A large group of Democratic Congress members, senators and state politicians on Friday condemned the “intense trauma and terror” caused by Donald Trump’s immigration enforcement surge in Minnesota.
One lawmaker warned the homeland security secretary, Kristi Noem, to preserve records for an investigation into the administration’s deadly use of force.
The dozens of leaders staged an “accountability” hearing at the state capitol in St Paul into Immigration and Customs Enforcement agency (ICE) actions as demonstrations continued to spread in the city and elsewhere, along with sporadic clashes with federal officers nine days after Renee Nicole Good was shot and killed by an ICE officer.
The US president has threatened to invoke the Insurrection Act to justify sending in troops to quell the protests, which have remained largely peaceful despite the occasional skirmishes and continued arrests.
The gathered lawmakers and officials on Friday labeled their special panel hearing “Kidnapped and Disappeared: Trump’s deadly assault on Minnesota”.
Congresswoman Ilhan Omar, who has been singled out for vitriolic and racist public attacks by Trump, decried aggressive treatment of residents, including US citizens, and their vehicles by federal agents and officers.
“Dozens of US citizens have been taken into custody and released hours later. We have yet to see charges materialize, because in nearly all instances, no federal charges are possible,” Omar said, adding that others were taken from their own vehicles.
“Abandoned cars with broken windows have become a normal sight of daily life in the Twin Cities,” she said, referring to the adjacent cities of Minneapolis and St Paul.
As ICE raids and traffic stops have increased, families are being torn apart.
Related: ‘I couldn’t save my husband’: the Minnesota families ripped apart by ICE
Keith Ellison, Minnesota’s attorney general, was present and has spoken out against the FBI shutting state and local investigators out of the examination of Good’s killing. And Minneapolis’s mayor, Jacob Frey, attended, having told ICE to leave and citing the federal government’s aggressive approach as making the city less safe.
From further afield, the Washington state congresswoman Pramila Jayapal attended and chaired Friday’s panel.

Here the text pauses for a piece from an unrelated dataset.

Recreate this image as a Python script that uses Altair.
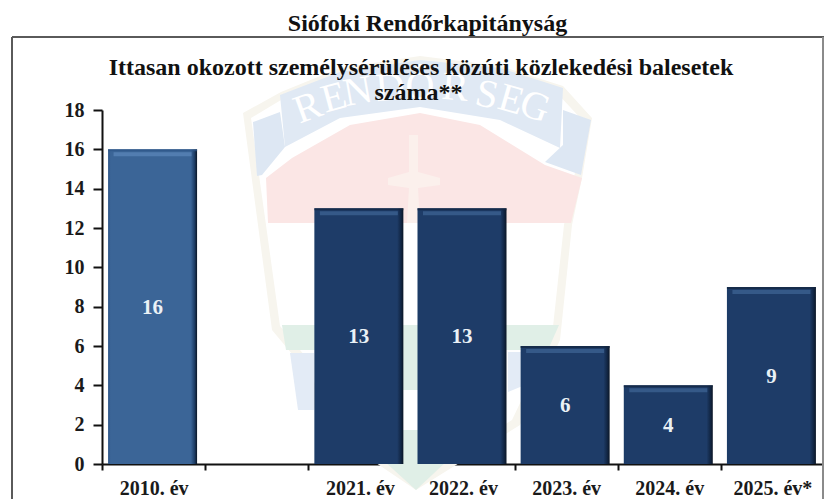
import altair as alt
import pandas as pd

# ---- chart values -------------------------------------------------------
years = ["2010. év", " ", "2021. év", "2022. év", "2023. év", "2024. év", "2025. év*"]
values = [16, None, 13, 13, 6, 4, 9]
y_ticks = [0, 2, 4, 6, 8, 10, 12, 14, 16, 18]
outer_title = "Siófoki Rendőrkapitányság"
inner_title = ["Ittasan okozott személysérüléses közúti közlekedési balesetek", "száma**"]

FONT = "Liberation Serif"
PX0, PY0, W, H = 102, 110, 722, 354   # plot area position on the page
fx = lambda p: p - PX0
fy = lambda p: p - PY0

df = pd.DataFrame({"year": years, "value": values})
base = alt.Chart(df)
one = alt.Chart(df.head(1))

x = alt.X("year:N", sort=years, title=None,
          scale=alt.Scale(domain=years, paddingInner=0, paddingOuter=0),
          axis=alt.Axis(tickBand="extent", labelAngle=0, labelFont=FONT, labelFontWeight="bold",
                        labelFontSize=20, labelColor="#1a1a1a", labelPadding=8, tickSize=6,
                        tickWidth=2, tickColor="#111", domainWidth=2, domainColor="#111", grid=False))
def make_y(field):
    return alt.Y(field, title=None, scale=alt.Scale(domain=[0, 18], nice=False),
          axis=alt.Axis(values=y_ticks, labelFont=FONT, labelFontWeight="bold", labelFontSize=20,
                        labelColor="#1a1a1a", labelPadding=9, tickSize=9, tickWidth=2,
                        tickColor="#111", domainWidth=2, domainColor="#111", grid=False))
y = make_y("value:Q")

# ---- faded badge watermark (decoration behind the bars) -----------------
CX, CY, R = 420, 270, 220
def badge_path(points):
    return "M" + "L".join(f"{(a - CX) / R:.4f},{(b - CY) / R:.4f}" for a, b in points) + "Z"

badge_shapes = [
    # cream outline, then its white inside
    ("#F7F5EE", [(243, 113), (281, 92), (340, 68), (420, 56), (500, 66), (563, 86), (592, 118), (582, 178),
                 (572, 225), (560, 340), (520, 425), (416, 490), (320, 425), (297, 360), (272, 330), (258, 225)]),
    ("#FFFFFF", [(251, 118), (281, 100), (340, 76), (420, 64), (500, 74), (556, 92), (584, 122), (574, 178),
                 (564, 225), (552, 336), (512, 420), (416, 480), (328, 420), (305, 356), (280, 326), (266, 225)]),
    # red field
    ("#FBE6E5", [(266, 178), (292, 158), (350, 125), (420, 113), (480, 125), (545, 165), (582, 178), (571, 223), (268, 223)]),
    # left and right banner folds
    ("#DDE7F3", [(253, 122), (280, 112), (285, 147), (262, 175), (257, 176)]),
    ("#DDE7F3", [(563, 110), (591, 120), (581, 175), (545, 162), (563, 145)]),
    # banner
    ("#E0E9F4", [(280, 95), (340, 72), (420, 60), (500, 68), (563, 88), (560, 148), (500, 120), (420, 107), (340, 118), (285, 147)]),
    # cross
    ("#FBF0EC", [(409, 135), (418, 135), (418, 172), (440, 178), (440, 185), (418, 188), (420, 223), (407, 223), (409, 188), (388, 185), (388, 178), (409, 172)]),
    # green and lower fields
    ("#E0EFE7", [(282, 325), (559, 325), (548, 350), (286, 350)]),
    ("#E0EFE7", [(380, 350), (440, 350), (440, 390), (380, 390)]),
    ("#E3EBF6", [(290, 353), (314, 353), (314, 410), (298, 410)]),
    ("#E3EBF6", [(508, 352), (540, 352), (525, 385), (508, 392)]),
    ("#E0EFE7", [(350, 430), (480, 430), (416, 490)]),
]
badge_letters = [
    ("R", 308, 108, -20), ("E", 334, 98, -15), ("N", 358, 92, -10), ("D", 390, 88, -5),
    ("Ő", 420, 87, 0), ("R", 455, 88, 5), ("S", 487, 95, 12), ("E", 511, 100, 16), ("G", 535, 107, 20),
]
badge_layers = [
    one.mark_point(shape=badge_path(pts), size=(2 * R) ** 2, filled=True, fill=col, opacity=1)
    .encode(x=alt.value(fx(CX)), y=alt.value(fy(CY)))
    for col, pts in badge_shapes
]
badge_layers += [
    one.mark_text(text=ch, font=FONT, fontSize=40, color="#FFFFFF", angle=(a + 360) % 360)
    .encode(x=alt.value(fx(px)), y=alt.value(fy(py)))
    for ch, px, py, a in badge_letters
]

# ---- frame around the chart body ---------------------------------------
FRAME = "#5a5a5a"
frame = [
    base.mark_rule(color=FRAME, strokeWidth=2).encode(x=alt.value(fx(12)), x2=alt.value(fx(824)), y=alt.value(fy(37))),
    base.mark_rule(color=FRAME, strokeWidth=2).encode(x=alt.value(fx(12)), y=alt.value(fy(37)), y2=alt.value(fy(499))),
    base.mark_rule(color="#8a8a8a", strokeWidth=1).encode(x=alt.value(fx(823)), y=alt.value(fy(37)), y2=alt.value(fy(499))),
]

# ---- bars with a bevelled look ------------------------------------------
def side_gradient(edge, main, dark):
    return alt.Gradient(gradient="linear", x1=0, x2=1, y1=0, y2=0, stops=[
        alt.GradientStop(offset=0, color=edge), alt.GradientStop(offset=0.03, color=main),
        alt.GradientStop(offset=0.93, color=main), alt.GradientStop(offset=0.97, color=dark),
        alt.GradientStop(offset=1, color="#0b1626")])

first = alt.datum.year == years[0]
rest = alt.datum.year != years[0]
SHIFT = -1
bars_first = base.transform_filter(first).mark_bar(
    fill=side_gradient("#2f5688", "#3B6597", "#1f3f68"), size=89, xOffset=SHIFT).encode(x=x, y=y)
bars_rest = base.transform_filter(rest).mark_bar(
    fill=side_gradient("#1b3b66", "#1E3C68", "#122746"), size=89, xOffset=SHIFT).encode(x=x, y=y)

edge_first = base.transform_filter(first).mark_tick(
    color="#2d5588", size=89, thickness=2, yOffset=1, xOffset=SHIFT).encode(x=x, y=y)
edge_rest = base.transform_filter(rest).mark_tick(
    color="#12253f", size=89, thickness=2, yOffset=1, xOffset=SHIFT).encode(x=x, y=y)
bevel_first = base.transform_filter(first).mark_tick(
    color="#5D88BB", size=78, thickness=4, yOffset=5, xOffset=SHIFT).encode(x=x, y=y)
bevel_rest = base.transform_filter(rest).mark_tick(
    color="#3F6595", size=78, thickness=4, yOffset=5, xOffset=SHIFT).encode(x=x, y=y)

labels = base.transform_filter("isValid(datum.value)").transform_calculate(mid="datum.value / 2").mark_text(
    font=FONT, fontWeight="bold", fontSize=21, color="#EAF1F6", dy=1, xOffset=SHIFT
).encode(x=x, y=make_y("mid:Q"), text=alt.Text("value:Q", format="d"))

top_title = one.mark_text(
    text=outer_title, font=FONT, fontWeight="bold", fontSize=24, color="#111", align="center", baseline="alphabetic"
).encode(x=alt.value(fx(427.5)), y=alt.value(fy(31)))
title_line1 = one.mark_text(
    text=inner_title[0], font=FONT, fontWeight="bold", fontSize=24, color="#111", align="center", baseline="alphabetic"
).encode(x=alt.value(fx(421)), y=alt.value(fy(75)))
title_line2 = one.mark_text(
    text=inner_title[1], font=FONT, fontWeight="bold", fontSize=24, color="#111", align="center", baseline="alphabetic"
).encode(x=alt.value(fx(418.5)), y=alt.value(fy(100)))

chart = alt.layer(
    *badge_layers, *frame, bars_first, bars_rest, edge_first, edge_rest, bevel_first, bevel_rest, labels,
    top_title, title_line1, title_line2
).properties(
    width=W, height=H, background="#FFFFFF",
    padding={"left": PX0 - 8, "top": PY0 - 8, "right": 0, "bottom": 35},
    autosize=alt.AutoSizeParams(type="none"),
).configure_view(stroke=None)

chart.save("out.html", embed_options={"renderer": "svg", "actions": False})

Jayapal sits on several House committees dealing with immigration and the constitution and she is the senior whip of the Democratic caucus and chair emerita of the progressive caucus.

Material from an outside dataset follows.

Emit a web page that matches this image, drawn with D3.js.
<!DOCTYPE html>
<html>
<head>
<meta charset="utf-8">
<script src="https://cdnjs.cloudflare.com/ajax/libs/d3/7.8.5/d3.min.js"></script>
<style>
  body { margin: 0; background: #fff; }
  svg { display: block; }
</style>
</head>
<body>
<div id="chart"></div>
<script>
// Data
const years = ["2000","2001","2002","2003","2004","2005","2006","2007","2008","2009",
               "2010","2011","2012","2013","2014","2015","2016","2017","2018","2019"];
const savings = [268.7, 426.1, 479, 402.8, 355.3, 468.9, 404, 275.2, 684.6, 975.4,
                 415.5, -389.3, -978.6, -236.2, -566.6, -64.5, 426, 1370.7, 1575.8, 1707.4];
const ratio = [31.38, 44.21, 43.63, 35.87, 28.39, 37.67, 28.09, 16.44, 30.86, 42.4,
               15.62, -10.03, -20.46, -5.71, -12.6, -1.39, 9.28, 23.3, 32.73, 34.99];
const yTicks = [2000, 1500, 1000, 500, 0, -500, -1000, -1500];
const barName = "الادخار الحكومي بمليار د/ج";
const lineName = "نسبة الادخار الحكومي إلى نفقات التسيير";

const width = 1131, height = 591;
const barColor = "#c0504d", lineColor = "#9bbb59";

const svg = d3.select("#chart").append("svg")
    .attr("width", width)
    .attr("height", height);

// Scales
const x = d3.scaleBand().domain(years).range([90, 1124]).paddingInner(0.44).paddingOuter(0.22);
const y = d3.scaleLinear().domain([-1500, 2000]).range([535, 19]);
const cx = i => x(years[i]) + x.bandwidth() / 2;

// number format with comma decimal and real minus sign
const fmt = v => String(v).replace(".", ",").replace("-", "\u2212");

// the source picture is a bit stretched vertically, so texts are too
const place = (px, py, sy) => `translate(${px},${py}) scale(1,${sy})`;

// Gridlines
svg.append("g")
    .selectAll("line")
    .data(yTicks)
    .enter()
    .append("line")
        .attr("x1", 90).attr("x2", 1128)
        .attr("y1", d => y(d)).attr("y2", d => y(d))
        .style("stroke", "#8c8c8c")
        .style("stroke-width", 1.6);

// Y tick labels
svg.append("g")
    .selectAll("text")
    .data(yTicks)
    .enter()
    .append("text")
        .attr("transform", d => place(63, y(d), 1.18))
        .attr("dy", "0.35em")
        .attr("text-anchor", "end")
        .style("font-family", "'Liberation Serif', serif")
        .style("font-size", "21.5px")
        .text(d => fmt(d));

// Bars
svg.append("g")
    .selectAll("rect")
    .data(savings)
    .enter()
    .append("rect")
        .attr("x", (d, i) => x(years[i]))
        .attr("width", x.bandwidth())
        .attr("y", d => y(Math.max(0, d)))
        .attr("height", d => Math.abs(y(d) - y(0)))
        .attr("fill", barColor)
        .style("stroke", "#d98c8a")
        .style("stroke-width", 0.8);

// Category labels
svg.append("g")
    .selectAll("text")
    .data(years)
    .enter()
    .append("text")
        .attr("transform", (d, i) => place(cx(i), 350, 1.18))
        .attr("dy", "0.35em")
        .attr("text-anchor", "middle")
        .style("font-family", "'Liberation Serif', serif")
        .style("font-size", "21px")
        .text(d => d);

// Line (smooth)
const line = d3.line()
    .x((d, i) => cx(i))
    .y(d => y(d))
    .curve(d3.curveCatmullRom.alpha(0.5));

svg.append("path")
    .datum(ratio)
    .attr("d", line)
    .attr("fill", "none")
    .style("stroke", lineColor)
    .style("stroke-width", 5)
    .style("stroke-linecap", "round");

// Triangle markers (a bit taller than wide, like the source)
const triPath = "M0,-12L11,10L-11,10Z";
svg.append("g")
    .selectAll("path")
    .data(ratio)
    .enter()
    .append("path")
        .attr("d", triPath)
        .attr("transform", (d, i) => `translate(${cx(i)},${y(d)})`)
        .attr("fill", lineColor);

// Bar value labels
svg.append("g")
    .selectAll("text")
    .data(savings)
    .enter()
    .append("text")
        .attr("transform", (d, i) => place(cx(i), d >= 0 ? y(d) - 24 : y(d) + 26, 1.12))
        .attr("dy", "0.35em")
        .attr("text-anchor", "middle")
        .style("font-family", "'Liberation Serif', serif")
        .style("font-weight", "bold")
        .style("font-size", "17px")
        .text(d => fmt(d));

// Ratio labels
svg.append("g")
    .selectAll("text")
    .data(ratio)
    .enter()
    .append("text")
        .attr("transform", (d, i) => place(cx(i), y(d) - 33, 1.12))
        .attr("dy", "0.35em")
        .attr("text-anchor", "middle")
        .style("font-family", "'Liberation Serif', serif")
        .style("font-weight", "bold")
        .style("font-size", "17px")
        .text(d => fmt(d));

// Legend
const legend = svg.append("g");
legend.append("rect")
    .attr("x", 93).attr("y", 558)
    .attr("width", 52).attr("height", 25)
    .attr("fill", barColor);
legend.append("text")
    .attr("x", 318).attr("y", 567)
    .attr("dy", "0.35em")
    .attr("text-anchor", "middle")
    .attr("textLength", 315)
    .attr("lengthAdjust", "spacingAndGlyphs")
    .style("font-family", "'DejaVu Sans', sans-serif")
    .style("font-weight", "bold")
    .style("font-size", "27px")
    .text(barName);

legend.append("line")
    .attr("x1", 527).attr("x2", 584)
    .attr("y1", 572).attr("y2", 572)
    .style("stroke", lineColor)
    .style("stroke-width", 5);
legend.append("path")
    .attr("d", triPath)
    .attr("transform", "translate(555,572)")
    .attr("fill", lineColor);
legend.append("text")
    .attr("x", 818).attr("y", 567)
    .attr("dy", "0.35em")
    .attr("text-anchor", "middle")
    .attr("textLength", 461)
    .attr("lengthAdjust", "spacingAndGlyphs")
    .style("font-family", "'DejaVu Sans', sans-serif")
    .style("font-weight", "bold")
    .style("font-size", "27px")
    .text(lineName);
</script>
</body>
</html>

“The Trump administration has targeted and terrorized people of all immigration statuses, including US citizens, violating constitutional rights and court orders, destroying our existing immigration system and eroding all of our rights,” she said.

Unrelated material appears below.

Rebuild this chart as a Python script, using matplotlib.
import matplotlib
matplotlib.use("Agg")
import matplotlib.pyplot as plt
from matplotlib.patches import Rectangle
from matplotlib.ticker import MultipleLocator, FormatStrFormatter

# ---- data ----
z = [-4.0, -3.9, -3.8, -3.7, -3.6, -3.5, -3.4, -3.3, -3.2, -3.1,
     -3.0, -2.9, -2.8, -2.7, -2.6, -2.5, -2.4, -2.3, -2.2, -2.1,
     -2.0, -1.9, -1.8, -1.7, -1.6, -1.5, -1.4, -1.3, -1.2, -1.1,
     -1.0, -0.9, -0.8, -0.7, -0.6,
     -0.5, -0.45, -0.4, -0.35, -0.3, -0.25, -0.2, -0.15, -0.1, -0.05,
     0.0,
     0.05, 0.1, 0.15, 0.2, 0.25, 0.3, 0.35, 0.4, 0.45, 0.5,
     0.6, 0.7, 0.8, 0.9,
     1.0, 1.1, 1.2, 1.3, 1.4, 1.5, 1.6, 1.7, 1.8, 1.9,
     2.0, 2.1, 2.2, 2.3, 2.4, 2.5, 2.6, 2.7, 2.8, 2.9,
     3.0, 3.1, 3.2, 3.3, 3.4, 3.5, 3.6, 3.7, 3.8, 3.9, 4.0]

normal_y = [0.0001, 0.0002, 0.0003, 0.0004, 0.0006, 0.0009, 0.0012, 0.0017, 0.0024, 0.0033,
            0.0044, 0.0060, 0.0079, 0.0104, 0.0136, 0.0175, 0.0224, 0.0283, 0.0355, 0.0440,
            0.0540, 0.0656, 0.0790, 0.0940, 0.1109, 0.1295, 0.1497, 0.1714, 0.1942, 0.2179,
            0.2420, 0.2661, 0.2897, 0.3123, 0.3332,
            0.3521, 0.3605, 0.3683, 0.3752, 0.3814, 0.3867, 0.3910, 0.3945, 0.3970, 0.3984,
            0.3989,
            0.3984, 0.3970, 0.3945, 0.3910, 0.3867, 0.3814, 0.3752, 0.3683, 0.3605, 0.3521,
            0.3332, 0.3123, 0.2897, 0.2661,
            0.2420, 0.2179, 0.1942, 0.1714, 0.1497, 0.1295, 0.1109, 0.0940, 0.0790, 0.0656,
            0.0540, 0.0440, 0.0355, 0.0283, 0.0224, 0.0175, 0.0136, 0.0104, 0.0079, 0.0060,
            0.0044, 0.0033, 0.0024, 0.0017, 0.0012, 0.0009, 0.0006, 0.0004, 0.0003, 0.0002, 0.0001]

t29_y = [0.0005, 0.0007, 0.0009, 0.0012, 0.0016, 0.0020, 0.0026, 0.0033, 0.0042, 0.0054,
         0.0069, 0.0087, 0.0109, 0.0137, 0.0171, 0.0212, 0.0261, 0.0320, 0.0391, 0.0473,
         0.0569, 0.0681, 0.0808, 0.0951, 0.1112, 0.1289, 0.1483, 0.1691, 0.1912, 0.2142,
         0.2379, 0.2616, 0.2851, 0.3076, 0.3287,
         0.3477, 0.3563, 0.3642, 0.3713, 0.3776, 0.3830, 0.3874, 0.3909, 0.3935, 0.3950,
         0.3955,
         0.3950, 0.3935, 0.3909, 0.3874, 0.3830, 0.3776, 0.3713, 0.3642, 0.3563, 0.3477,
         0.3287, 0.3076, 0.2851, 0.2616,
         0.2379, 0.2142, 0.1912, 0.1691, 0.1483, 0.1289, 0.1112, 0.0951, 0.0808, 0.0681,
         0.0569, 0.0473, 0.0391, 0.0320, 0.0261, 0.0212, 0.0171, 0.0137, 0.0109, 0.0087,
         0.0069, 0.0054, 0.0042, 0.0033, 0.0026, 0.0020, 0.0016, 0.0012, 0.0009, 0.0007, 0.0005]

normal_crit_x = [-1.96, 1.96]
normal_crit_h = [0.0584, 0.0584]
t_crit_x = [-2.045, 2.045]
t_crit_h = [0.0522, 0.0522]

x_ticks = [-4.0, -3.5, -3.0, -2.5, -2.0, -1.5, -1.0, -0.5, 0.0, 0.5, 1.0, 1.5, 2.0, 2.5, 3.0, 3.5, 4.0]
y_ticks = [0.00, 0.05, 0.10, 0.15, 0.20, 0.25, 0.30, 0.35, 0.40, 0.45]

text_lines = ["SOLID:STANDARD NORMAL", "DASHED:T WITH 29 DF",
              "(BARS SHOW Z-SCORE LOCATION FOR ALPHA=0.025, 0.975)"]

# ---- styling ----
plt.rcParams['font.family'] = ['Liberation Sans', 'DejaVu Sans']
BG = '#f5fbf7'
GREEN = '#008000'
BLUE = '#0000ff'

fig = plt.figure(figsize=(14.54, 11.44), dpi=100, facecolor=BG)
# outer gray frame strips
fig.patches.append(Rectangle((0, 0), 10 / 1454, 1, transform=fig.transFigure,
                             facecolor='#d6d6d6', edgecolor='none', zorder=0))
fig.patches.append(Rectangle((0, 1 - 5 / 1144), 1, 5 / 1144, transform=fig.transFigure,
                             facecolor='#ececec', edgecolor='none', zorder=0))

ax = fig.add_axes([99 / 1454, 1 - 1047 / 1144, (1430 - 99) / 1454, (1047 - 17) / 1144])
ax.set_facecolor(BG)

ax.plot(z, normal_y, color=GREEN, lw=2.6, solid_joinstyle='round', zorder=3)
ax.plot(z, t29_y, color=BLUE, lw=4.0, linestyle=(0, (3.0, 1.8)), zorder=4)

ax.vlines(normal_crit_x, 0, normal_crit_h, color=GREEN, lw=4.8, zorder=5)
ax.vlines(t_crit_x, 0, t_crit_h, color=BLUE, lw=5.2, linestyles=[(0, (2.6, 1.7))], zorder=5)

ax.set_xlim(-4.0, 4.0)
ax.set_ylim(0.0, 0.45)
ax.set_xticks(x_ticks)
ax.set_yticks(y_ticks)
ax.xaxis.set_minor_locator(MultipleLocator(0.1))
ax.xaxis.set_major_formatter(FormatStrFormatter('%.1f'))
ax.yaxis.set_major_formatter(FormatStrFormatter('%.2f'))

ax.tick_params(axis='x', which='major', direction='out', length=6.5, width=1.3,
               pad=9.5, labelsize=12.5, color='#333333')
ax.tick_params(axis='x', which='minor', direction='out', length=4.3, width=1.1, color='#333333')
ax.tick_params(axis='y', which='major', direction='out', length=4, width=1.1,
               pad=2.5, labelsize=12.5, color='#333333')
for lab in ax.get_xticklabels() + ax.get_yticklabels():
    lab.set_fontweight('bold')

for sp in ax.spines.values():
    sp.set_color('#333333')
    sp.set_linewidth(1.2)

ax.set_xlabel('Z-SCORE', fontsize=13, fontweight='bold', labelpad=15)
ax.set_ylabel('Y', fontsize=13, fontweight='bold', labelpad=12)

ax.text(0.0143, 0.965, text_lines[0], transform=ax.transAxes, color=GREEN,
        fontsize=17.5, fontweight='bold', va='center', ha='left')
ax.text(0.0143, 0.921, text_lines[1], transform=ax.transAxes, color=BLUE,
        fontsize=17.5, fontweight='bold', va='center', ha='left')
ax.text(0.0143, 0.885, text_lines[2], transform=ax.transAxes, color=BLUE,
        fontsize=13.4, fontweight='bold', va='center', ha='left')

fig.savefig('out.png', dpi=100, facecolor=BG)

Quoting a Minnesota Star Tribune editorial suggesting that the state was “under siege”, she added: “Battalions of armed federal agents are moving through neighborhoods, transit hubs, malls and parking lots and staging near churches, mosques and schools. Strangers with guns have metastasized in spaces where daily life should be routine and safe. It feels like a military occupation.”
Kaohly Her, the mayor of St Paul, was pointed. “We are ground zero for Trump’s war on America, a war on our democracy, on our freedoms, on our rights as Americans,” she said.
Scrutiny of ICE operations has increased in the wake of the fatal shooting of 37-year-old Good as she attempted to drive away from ICE agents last Wednesday while they ordered her out of the car and tried to open the door. She was not armed and addressed officers calmly, but the White House quickly called her a domestic terrorist.
Related: ‘Poet, writer, wife, mom’: who was Renee Nicole Good, the woman killed by an ICE agent?
Protests have escalated over her killing, and the exclusion of state investigators from an FBI inquiry. Polling released by the American Civil Liberties Union on Friday showed that 71% of voters supported an independent investigation into the shooting, and 84% said people had the constitutional right to observe and document ICE activity in public.
ICE agents, meanwhile, have continued to engage in violent confrontations with residents, protesters and those being sought as allegedly undocumented or otherwise in violation of immigration law. Many of the more violent encounters have been caught on video and posted to social media.
The Minnesota congresswoman Betty McCollum condemned “Trump’s abuse of power”.
“High school students have been thrown to the ground and pepper-sprayed on their own school grounds, and it’s happening right here, right now,” she said.
“The actions of these agents, which are totally unprofessional and illegal, create great harm and fear. Secretary Noem, you better be preserving your documents unaltered, because you are going to be held to testify and you will be subpoenaed.”
Jayapal called for ICE to cease its surges.
She said: “This pattern of reckless, even lethal use of force cannot continue, and we will do everything in our power to hold the administration accountable and stop this lawlessness.
“What is happening in Minnesota is a pattern that is dangerous to every single person in America, because if they can erode the rights of some, they can do it to you. No one is safe.”